**RECORD EXTRACTS**
====
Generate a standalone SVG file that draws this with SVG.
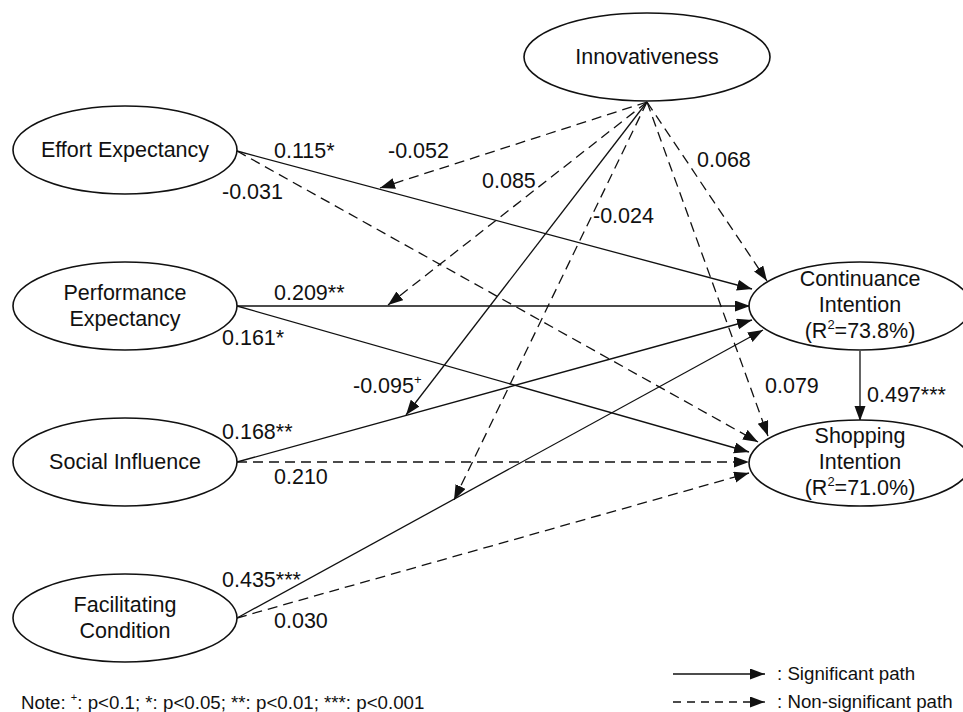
====
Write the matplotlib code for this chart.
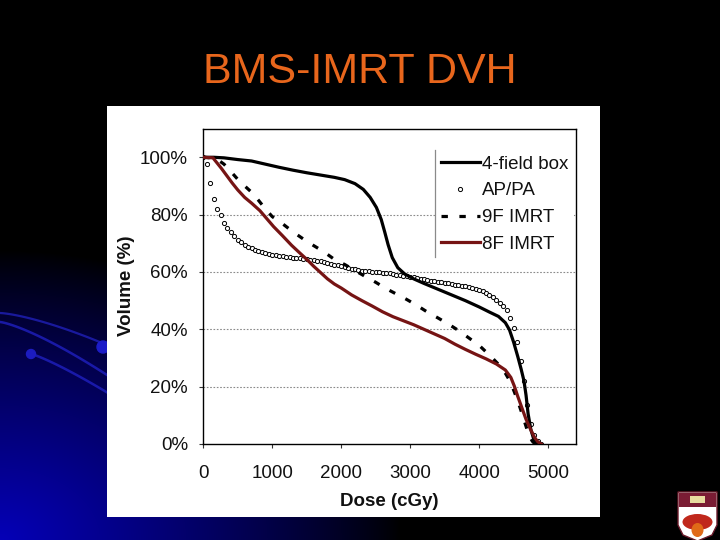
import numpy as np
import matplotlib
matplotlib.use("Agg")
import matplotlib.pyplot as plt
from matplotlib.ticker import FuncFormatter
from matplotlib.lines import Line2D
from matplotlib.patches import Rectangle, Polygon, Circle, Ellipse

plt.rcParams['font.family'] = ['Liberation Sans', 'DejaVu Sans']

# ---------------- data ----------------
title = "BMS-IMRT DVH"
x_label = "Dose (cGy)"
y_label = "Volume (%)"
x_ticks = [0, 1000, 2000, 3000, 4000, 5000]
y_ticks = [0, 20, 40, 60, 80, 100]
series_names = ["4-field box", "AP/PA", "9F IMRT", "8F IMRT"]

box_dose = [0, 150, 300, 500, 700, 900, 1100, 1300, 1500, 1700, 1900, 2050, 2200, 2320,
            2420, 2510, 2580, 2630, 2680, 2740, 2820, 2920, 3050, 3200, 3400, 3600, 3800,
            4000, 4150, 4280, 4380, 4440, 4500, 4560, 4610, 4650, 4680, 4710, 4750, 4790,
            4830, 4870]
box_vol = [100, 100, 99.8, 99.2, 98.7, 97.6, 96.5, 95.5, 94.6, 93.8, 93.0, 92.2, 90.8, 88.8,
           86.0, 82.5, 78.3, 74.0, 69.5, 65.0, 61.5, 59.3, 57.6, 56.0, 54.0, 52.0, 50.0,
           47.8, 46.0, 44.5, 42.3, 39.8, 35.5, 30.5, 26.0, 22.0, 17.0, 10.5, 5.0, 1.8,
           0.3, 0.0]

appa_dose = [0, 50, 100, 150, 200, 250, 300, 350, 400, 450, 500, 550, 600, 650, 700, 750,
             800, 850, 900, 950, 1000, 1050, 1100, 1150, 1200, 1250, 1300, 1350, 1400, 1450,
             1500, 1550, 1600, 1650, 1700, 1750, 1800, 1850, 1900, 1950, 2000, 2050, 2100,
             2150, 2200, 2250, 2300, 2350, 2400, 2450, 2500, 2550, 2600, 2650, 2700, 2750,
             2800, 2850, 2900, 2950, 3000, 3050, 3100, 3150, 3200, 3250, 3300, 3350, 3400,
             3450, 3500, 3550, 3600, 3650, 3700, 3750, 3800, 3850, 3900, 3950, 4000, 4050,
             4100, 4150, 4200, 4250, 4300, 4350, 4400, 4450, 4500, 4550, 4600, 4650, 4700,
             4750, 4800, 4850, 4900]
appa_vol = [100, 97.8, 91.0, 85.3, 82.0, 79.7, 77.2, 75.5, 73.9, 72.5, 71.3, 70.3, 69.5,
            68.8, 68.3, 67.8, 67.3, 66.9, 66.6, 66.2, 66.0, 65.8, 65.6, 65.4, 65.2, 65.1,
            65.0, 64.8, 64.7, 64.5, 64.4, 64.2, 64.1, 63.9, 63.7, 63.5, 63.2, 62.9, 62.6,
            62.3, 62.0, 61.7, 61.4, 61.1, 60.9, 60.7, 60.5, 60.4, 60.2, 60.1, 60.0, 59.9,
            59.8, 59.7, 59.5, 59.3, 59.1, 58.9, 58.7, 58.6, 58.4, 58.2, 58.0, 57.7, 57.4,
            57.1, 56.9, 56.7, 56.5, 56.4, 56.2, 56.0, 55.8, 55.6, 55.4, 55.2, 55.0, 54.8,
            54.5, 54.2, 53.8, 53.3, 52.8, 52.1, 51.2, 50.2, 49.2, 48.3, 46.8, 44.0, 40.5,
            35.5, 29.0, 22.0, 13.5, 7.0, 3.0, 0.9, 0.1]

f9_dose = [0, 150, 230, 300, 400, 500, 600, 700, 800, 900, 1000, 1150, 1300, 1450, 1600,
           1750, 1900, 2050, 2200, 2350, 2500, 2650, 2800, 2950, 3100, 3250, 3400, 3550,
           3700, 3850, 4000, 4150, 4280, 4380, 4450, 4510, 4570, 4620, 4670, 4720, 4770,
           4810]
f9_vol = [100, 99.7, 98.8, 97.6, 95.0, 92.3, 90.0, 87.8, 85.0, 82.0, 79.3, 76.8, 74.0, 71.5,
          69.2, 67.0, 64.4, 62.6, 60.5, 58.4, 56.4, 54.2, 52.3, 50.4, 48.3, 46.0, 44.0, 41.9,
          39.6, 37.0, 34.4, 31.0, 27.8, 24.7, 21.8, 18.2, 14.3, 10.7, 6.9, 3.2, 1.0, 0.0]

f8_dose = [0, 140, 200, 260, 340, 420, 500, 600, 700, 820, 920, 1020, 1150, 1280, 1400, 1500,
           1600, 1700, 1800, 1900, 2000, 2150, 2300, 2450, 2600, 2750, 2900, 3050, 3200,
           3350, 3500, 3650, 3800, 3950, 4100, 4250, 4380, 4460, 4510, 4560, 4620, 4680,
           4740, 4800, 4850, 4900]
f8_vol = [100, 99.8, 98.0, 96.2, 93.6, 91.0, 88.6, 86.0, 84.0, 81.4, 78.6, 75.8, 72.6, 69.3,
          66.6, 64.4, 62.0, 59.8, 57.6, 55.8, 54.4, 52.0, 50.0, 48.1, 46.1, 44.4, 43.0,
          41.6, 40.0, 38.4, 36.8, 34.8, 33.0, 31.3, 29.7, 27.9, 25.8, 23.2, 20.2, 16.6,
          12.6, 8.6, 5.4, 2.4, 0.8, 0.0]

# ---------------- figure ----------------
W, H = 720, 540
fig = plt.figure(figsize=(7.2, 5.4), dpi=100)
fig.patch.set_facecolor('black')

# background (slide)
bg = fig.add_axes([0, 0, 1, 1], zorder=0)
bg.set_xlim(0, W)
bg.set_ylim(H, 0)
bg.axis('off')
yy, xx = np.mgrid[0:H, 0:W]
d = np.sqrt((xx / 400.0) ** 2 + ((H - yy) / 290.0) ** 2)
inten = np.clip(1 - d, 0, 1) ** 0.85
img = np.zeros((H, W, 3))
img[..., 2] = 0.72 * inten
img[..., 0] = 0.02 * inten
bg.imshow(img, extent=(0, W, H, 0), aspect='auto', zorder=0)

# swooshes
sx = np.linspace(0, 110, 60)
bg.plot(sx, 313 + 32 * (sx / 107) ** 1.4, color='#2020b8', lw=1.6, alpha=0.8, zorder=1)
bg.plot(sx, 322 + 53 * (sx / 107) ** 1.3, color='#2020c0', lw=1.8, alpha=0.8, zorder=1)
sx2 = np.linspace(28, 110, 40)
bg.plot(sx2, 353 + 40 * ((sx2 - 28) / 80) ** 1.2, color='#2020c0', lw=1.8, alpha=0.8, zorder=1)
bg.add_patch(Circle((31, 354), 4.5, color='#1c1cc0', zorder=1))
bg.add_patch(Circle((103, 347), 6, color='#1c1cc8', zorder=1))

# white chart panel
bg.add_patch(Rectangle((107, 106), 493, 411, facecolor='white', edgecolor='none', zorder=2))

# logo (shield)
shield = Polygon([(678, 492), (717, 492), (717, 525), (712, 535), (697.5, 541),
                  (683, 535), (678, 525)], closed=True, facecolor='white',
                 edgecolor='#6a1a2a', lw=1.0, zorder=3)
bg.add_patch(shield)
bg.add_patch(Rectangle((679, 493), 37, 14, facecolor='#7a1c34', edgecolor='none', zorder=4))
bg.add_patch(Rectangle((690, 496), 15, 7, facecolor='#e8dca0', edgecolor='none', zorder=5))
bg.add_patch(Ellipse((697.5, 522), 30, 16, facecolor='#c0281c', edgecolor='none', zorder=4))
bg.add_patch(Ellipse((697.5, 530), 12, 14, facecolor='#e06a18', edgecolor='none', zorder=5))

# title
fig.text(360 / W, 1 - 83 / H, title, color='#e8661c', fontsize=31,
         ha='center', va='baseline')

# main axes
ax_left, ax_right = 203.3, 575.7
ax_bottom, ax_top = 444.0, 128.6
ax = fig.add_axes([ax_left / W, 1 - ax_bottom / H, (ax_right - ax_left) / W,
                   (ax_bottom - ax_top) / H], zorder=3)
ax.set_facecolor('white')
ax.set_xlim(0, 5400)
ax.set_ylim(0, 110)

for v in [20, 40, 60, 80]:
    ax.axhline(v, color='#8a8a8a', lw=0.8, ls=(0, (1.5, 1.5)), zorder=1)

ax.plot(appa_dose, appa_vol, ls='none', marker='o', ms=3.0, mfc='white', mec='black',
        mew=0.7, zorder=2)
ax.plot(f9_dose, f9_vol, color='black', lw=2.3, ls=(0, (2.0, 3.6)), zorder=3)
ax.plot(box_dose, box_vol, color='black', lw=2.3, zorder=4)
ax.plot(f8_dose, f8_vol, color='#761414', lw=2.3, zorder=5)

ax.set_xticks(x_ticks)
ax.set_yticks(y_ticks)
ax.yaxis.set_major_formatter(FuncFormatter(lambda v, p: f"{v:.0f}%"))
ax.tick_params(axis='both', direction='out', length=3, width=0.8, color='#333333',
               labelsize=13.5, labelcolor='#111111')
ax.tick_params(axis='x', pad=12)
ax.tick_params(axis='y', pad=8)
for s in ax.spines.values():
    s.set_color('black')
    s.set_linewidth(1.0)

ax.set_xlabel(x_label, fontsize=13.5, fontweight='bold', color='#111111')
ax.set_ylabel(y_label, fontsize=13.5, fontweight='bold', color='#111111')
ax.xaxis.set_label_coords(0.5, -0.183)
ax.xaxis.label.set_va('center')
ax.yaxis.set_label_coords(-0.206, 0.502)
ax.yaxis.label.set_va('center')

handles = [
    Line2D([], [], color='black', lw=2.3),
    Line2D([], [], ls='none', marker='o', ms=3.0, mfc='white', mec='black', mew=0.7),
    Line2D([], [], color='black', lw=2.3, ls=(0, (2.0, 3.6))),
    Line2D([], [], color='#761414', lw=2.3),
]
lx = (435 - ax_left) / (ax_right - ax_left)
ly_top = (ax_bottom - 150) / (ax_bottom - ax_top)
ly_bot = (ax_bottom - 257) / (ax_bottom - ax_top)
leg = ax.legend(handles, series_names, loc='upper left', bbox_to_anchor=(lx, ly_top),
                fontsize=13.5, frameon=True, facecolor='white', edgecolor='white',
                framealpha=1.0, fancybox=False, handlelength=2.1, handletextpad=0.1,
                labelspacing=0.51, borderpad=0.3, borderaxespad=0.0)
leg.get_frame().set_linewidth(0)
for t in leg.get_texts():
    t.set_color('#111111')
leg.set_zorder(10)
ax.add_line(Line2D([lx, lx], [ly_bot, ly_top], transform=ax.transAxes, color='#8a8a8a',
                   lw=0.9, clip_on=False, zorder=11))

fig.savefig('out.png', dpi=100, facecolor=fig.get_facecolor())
====
**PROBLEM STATEMENT**
Do not include pictures. Give again exactly the lines starting at the one with "Write the matplotlib code for this chart." and ending at the one with "plt.rcParams['font.family'] = ['Liberation", both included.

**RESULT OF THE EXERCISE**
Write the matplotlib code for this chart.
import numpy as np
import matplotlib
matplotlib.use("Agg")
import matplotlib.pyplot as plt
from matplotlib.ticker import FuncFormatter
from matplotlib.lines import Line2D
from matplotlib.patches import Rectangle, Polygon, Circle, Ellipse

plt.rcParams['font.family'] = ['Liberation Sans', 'DejaVu Sans']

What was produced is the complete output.